* [Data extract]:
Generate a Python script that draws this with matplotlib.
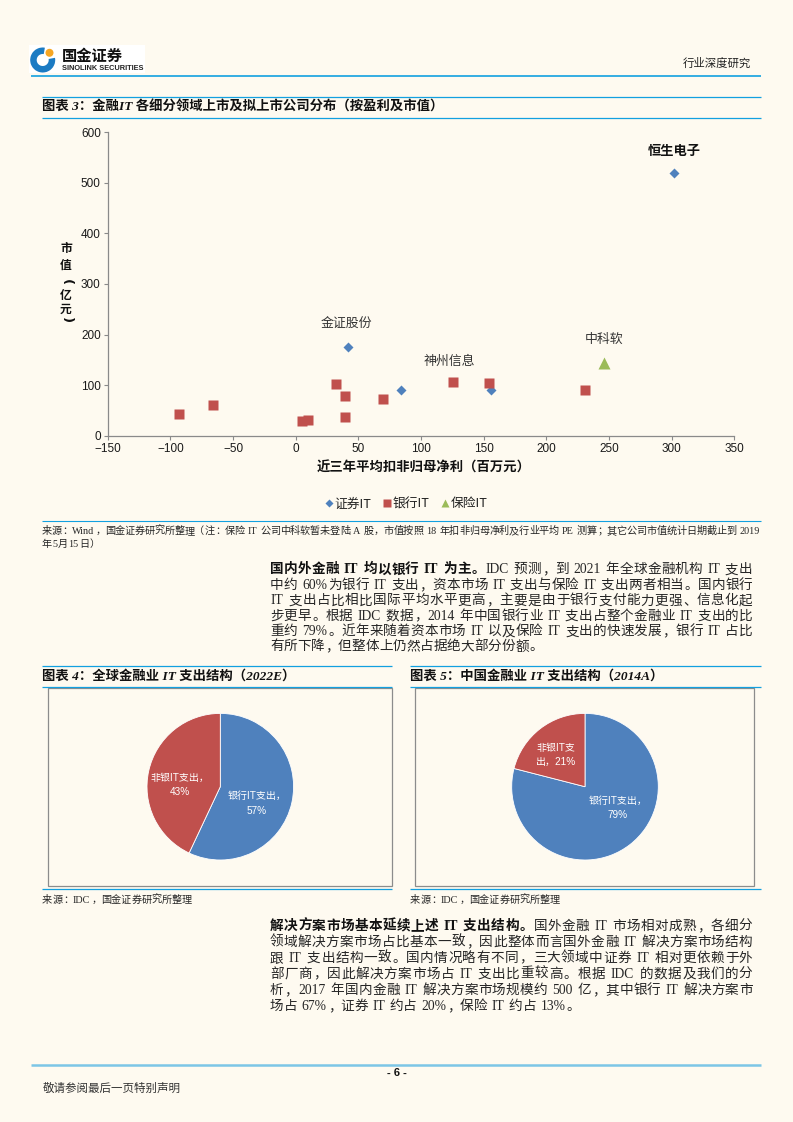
import matplotlib
matplotlib.use('Agg')
import matplotlib.pyplot as plt
from matplotlib.patches import Wedge, Circle, Rectangle
from matplotlib.lines import Line2D

W, H, DPI = 793, 1122, 100
BG = '#FEFAF0'
CJK = 'Noto Sans CJK SC'
plt.rcParams['font.family'] = [CJK, 'DejaVu Sans']
plt.rcParams['axes.unicode_minus'] = True

BLUE = '#4F81BD'
RED = '#C0504D'
GREEN = '#9BBB59'
LINE_BLUE = '#12A0E0'

# ---------------- data ----------------
sec_x = [41.8, 84.0, 155.6, 301.9]
sec_y = [175, 91, 90, 519]
bank_x = [-93, -66, 5, 10, 32, 39, 39.5, 70, 125.5, 154.5, 231]
bank_y = [43, 61, 29, 32, 103, 78, 37, 72, 107, 105, 91]
ins_x = [246]
ins_y = [144]
series_names = ['证券IT', '银行IT', '保险IT']
label_names = ['恒生电子', '金证股份', '神州信息', '中科软']
label_points = [(301.9, 519), (41.8, 175), (125.5, 107), (246, 144)]
x_ticks = [-150, -100, -50, 0, 50, 100, 150, 200, 250, 300, 350]
y_ticks = [0, 100, 200, 300, 400, 500, 600]

pie1_labels = ['银行IT支出，\n57%', '非银IT支出，\n43%']
pie1_values = [57, 43]
pie2_labels = ['银行IT支出，\n79%', '非银IT支\n出，21%']
pie2_values = [79, 21]

fig = plt.figure(figsize=(W / DPI, H / DPI), dpi=DPI, facecolor=BG)
renderer = fig.canvas.get_renderer()

ax0 = fig.add_axes([0, 0, 1, 1])
ax0.set_xlim(0, W)
ax0.set_ylim(H, 0)
ax0.axis('off')
ax0.set_facecolor(BG)


def hline(x0, x1, y, color=LINE_BLUE, lw=0.9):
    ax0.plot([x0, x1], [y, y], color=color, lw=lw, solid_capstyle='butt')


BODY = ['Liberation Serif', CJK]
TXT = '#262626'


def is_cjk(c):
    return len(c) == 1 and ord(c) > 0x2000


def tokenize(segs):
    toks = []
    for text, weight in segs:
        buf = ''
        for c in text:
            if c == ' ' or is_cjk(c):
                if buf:
                    toks.append((buf, weight))
                    buf = ''
                toks.append((c, weight))
            else:
                buf += c
        if buf:
            toks.append((buf, weight))
    return toks


def text_line(x0, yc, segs, size, x1=None, color=TXT):
    em = size * DPI / 72.0
    y = yc + 0.36 * em
    toks = tokenize(segs)
    items = []
    for t, w in toks:
        col = '#111' if w == 'bold' else color
        if t == ' ':
            items.append((None, t, 0.28 * em))
        elif is_cjk(t):
            a = ax0.text(0, y, t, fontsize=size, fontweight=w, family=BODY,
                         va='baseline', ha='center', color=col)
            items.append((a, t, em))
        else:
            a = ax0.text(0, y, t, fontsize=size, fontweight=w, family=BODY,
                         va='baseline', ha='left', color=col)
            wd = a.get_window_extent(renderer).width + 0.08 * em
            items.append((a, t, wd))
    total = sum(i[2] for i in items)
    gap = 0.0
    if x1 is not None and len(items) > 1:
        gap = (x1 - x0 - total) / (len(items) - 1)
    x = x0
    for a, t, wd in items:
        if a is not None:
            if is_cjk(t):
                if t in '，。、；：）':
                    a.set_ha('left')
                    a.set_x(x + 0.05 * em)
                elif t in '（':
                    a.set_ha('right')
                    a.set_x(x + wd - 0.05 * em)
                else:
                    a.set_x(x + wd / 2)
            else:
                a.set_x(x + 0.04 * em)
        x += wd + gap


# ---------------- header ----------------
ax0.add_patch(Rectangle((29, 45), 116, 28, facecolor='white', edgecolor='none'))
ax0.add_patch(Wedge((42.7, 60), 12.5, -10, 280, width=6.5, facecolor='#1B7BC3', edgecolor='none'))
ax0.add_patch(Circle((49.5, 52.8), 4.0, facecolor='#F6A623', edgecolor='none'))
ax0.text(62, 55.5, '国金证券', fontsize=11, fontweight='bold', color='#111', va='center', ha='left')
ax0.text(62, 68.5, 'SINOLINK SECURITIES', fontsize=5.3, fontweight='bold', family=['Liberation Sans'],
         color='#222', va='center', ha='left')
ax0.text(751, 63.5, '行业深度研究', fontsize=8.2, color='#222', va='center', ha='right')
hline(31, 761, 76, lw=1.2)

# ---------------- figure 3 title ----------------
hline(42, 761, 96.5)
hline(42, 761, 117.5)
ax0.text(42, 107.5, '图表 3：金融IT 各细分领域上市及拟上市公司分布（按盈利及市值）', fontsize=9.6,
         fontweight='bold', style='italic', family=BODY, va='center', ha='left', color='#111')

# ---------------- scatter ----------------
L, R, T, B = 107.7, 734.3, 132.3, 435.7
ax = fig.add_axes([L / W, 1 - B / H, (R - L) / W, (B - T) / H])
ax.set_facecolor('none')
ax.plot(sec_x, sec_y, ls='none', marker='D', ms=5.3, color=BLUE, mec='none')
ax.plot(bank_x, bank_y, ls='none', marker='s', ms=7.6, color=RED, mec='none')
ax.plot(ins_x, ins_y, ls='none', marker='^', ms=8, color=GREEN, mec='none')
ax.set_xlim(x_ticks[0], x_ticks[-1])
ax.set_ylim(y_ticks[0], y_ticks[-1])
ax.set_xticks(x_ticks)
ax.set_yticks(y_ticks)
for s in ['top', 'right']:
    ax.spines[s].set_visible(False)
for s in ['left', 'bottom']:
    ax.spines[s].set_color('#8a8a8a')
    ax.spines[s].set_linewidth(0.9)
ax.tick_params(direction='out', length=3, width=0.8, color='#8a8a8a', labelsize=8.5, pad=2,
               labelcolor='#1a1a1a')
for lbl in ax.get_xticklabels() + ax.get_yticklabels():
    lbl.set_family('Liberation Sans')

offsets = [(0, 22), (-2, 23), (-4, 20), (0, 23)]
for name, (px, py), off in zip(label_names, label_points, offsets):
    ax.annotate(name, (px, py), xytext=off, textcoords='offset pixels', ha='center', va='center',
                fontsize=9.3 if name != '恒生电子' else 9.5,
                fontweight='bold' if name == '恒生电子' else 'normal',
                color='#111' if name == '恒生电子' else '#333')

# y label stacked (parentheses rotated as in vertical text)
ylab_chars = [('市', 248.5, 0, 8.5), ('值', 265.5, 0, 8.5), ('(', 282, -90, 9.5), ('亿', 295.5, 0, 8.5),
              ('元', 309.5, 0, 8.5), (')', 320, -90, 9.5)]
for ch, yy, rot, fs in ylab_chars:
    fam = ['DejaVu Sans'] if ch in '()' else [CJK]
    ax0.text(66, yy, ch, fontsize=fs, fontweight='bold', ha='center', va='center', color='#111',
             rotation=rot, family=fam, rotation_mode='anchor')
ax0.text(424, 468, '近三年平均扣非归母净利（百万元）', fontsize=9.6, fontweight='bold', ha='center', va='center',
         color='#111')

handles = [Line2D([], [], ls='none', marker='D', ms=4.4, color=BLUE, mec='none'),
           Line2D([], [], ls='none', marker='s', ms=5.8, color=RED, mec='none'),
           Line2D([], [], ls='none', marker='^', ms=6.0, color=GREEN, mec='none')]
leg = fig.legend(handles, series_names, loc='center', bbox_to_anchor=(406 / W, 1 - 504 / H), ncol=3,
                 frameon=False, fontsize=9.2, handlelength=0.6, handletextpad=0.15, columnspacing=0.9,
                 borderpad=0)
for t in leg.get_texts():
    t.set_color('#222')

hline(42, 761, 521, lw=0.8)
text_line(42, 530.5, [('来源：Wind，国金证券研究所整理（注：保险 IT 公司中科软暂未登陆 A 股，市值按照 18 年扣非归母净利及行业平均 PE 测算；其它公司市值统计日期截止到 2019', 'normal')],
          7.3, x1=760)
text_line(42, 543.5, [('年5月15日）', 'normal')], 7.3)

# ---------------- paragraph 1 ----------------
p1 = [
    [('国内外金融 IT 均以银行 IT 为主。', 'bold'), ('IDC 预测，到 2021 年全球金融机构 IT 支出', 'normal')],
    [('中约 60%为银行 IT 支出，资本市场 IT 支出与保险 IT 支出两者相当。国内银行', 'normal')],
    [('IT 支出占比相比国际平均水平更高，主要是由于银行支付能力更强、信息化起', 'normal')],
    [('步更早。根据 IDC 数据，2014 年中国银行业 IT 支出占整个金融业 IT 支出的比', 'normal')],
    [('重约 79%。近年来随着资本市场 IT 以及保险 IT 支出的快速发展，银行 IT 占比', 'normal')],
    [('有所下降，但整体上仍然占据绝大部分份额。', 'normal')],
]
p1_y = [568.5, 584, 599.5, 614.8, 630.3, 645.5]
for i, (segs, yy) in enumerate(zip(p1, p1_y)):
    text_line(270, yy, segs, 9.8, x1=752.5 if i < len(p1) - 1 else None)

# ---------------- figure 4 / 5 ----------------
for x0, x1 in [(42, 392), (410, 761)]:
    hline(x0, x1, 665.8)
    hline(x0, x1, 687.3)
    hline(x0, x1, 889.3)
ax0.text(42, 676.5, '图表 4：全球金融业 IT 支出结构（2022E）', fontsize=9.6, fontweight='bold', style='italic',
         family=BODY, va='center', ha='left', color='#111')
ax0.text(410, 676.5, '图表 5：中国金融业 IT 支出结构（2014A）', fontsize=9.6, fontweight='bold', style='italic',
         family=BODY, va='center', ha='left', color='#111')
ax0.add_patch(Rectangle((48.3, 688.3), 344, 197.4, fill=False, edgecolor='#8c8c8c', lw=0.9))
ax0.add_patch(Rectangle((415, 688.3), 339, 197.4, fill=False, edgecolor='#8c8c8c', lw=0.9))
text_line(42, 899, [('来源：IDC，国金证券研究所整理', 'normal')], 7.3)
text_line(410, 899, [('来源：IDC，国金证券研究所整理', 'normal')], 7.3)

PIE_FONT = ['Liberation Sans', CJK]


def draw_pie(cx, cy, r, values, labels, label_pos):
    a = fig.add_axes([(cx - r) / W, 1 - (cy + r) / H, 2 * r / W, 2 * r / H])
    a.pie(values, colors=[BLUE, RED], startangle=90, counterclock=False,
          wedgeprops=dict(edgecolor='white', linewidth=0.6))
    a.set_xlim(-1, 1)
    a.set_ylim(-1, 1)
    a.set_aspect('auto')
    a.axis('off')
    for lab, (lx, ly) in zip(labels, label_pos):
        a.text(lx, ly, lab, ha='center', va='center', color='white', fontsize=7.2, family=PIE_FONT,
               linespacing=1.55)


draw_pie(220.3, 786.7, 73.3, pie1_values, pie1_labels, [(0.5, -0.23), (-0.55, 0.02)])
draw_pie(585, 786.7, 73.3, pie2_values, pie2_labels, [(0.45, -0.29), (-0.40, 0.43)])

# ---------------- paragraph 2 ----------------
p2 = [
    [('解决方案市场基本延续上述 IT 支出结构。', 'bold'), ('国外金融 IT 市场相对成熟，各细分', 'normal')],
    [('领域解决方案市场占比基本一致，因此整体而言国外金融 IT 解决方案市场结构', 'normal')],
    [('跟 IT 支出结构一致。国内情况略有不同，三大领域中证券 IT 相对更依赖于外', 'normal')],
    [('部厂商，因此解决方案市场占 IT 支出比重较高。根据 IDC 的数据及我们的分', 'normal')],
    [('析，2017 年国内金融 IT 解决方案市场规模约 500 亿，其中银行 IT 解决方案市', 'normal')],
    [('场占 67%，证券 IT 约占 20%，保险 IT 约占 13%。', 'normal')],
]
p2_y = [925, 941, 956.7, 972.7, 989, 1005]
for i, (segs, yy) in enumerate(zip(p2, p2_y)):
    text_line(270, yy, segs, 9.8, x1=752.5 if i < len(p2) - 1 else None)

# ---------------- footer ----------------
hline(31, 761, 1065, color='#7CC6E6', lw=1.8)
ax0.text(397, 1073.5, '- 6 -', fontsize=8, fontweight='bold', family=['Liberation Sans'], ha='center',
         va='center', color='#111')
ax0.text(43, 1088, '敬请参阅最后一页特别声明', fontsize=8.3, ha='left', va='center', color='#333')

fig.savefig('out.png', dpi=DPI, facecolor=BG)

* [Your goal]: Pictures are excluded; extract exactly the lines from the start of the data through the line that holds "ax0.set_facecolor(BG)", both ends included.

* [Expected output]:
Generate a Python script that draws this with matplotlib.
import matplotlib
matplotlib.use('Agg')
import matplotlib.pyplot as plt
from matplotlib.patches import Wedge, Circle, Rectangle
from matplotlib.lines import Line2D

W, H, DPI = 793, 1122, 100
BG = '#FEFAF0'
CJK = 'Noto Sans CJK SC'
plt.rcParams['font.family'] = [CJK, 'DejaVu Sans']
plt.rcParams['axes.unicode_minus'] = True

BLUE = '#4F81BD'
RED = '#C0504D'
GREEN = '#9BBB59'
LINE_BLUE = '#12A0E0'

# ---------------- data ----------------
sec_x = [41.8, 84.0, 155.6, 301.9]
sec_y = [175, 91, 90, 519]
bank_x = [-93, -66, 5, 10, 32, 39, 39.5, 70, 125.5, 154.5, 231]
bank_y = [43, 61, 29, 32, 103, 78, 37, 72, 107, 105, 91]
ins_x = [246]
ins_y = [144]
series_names = ['证券IT', '银行IT', '保险IT']
label_names = ['恒生电子', '金证股份', '神州信息', '中科软']
label_points = [(301.9, 519), (41.8, 175), (125.5, 107), (246, 144)]
x_ticks = [-150, -100, -50, 0, 50, 100, 150, 200, 250, 300, 350]
y_ticks = [0, 100, 200, 300, 400, 500, 600]

pie1_labels = ['银行IT支出，\n57%', '非银IT支出，\n43%']
pie1_values = [57, 43]
pie2_labels = ['银行IT支出，\n79%', '非银IT支\n出，21%']
pie2_values = [79, 21]

fig = plt.figure(figsize=(W / DPI, H / DPI), dpi=DPI, facecolor=BG)
renderer = fig.canvas.get_renderer()

ax0 = fig.add_axes([0, 0, 1, 1])
ax0.set_xlim(0, W)
ax0.set_ylim(H, 0)
ax0.axis('off')
ax0.set_facecolor(BG)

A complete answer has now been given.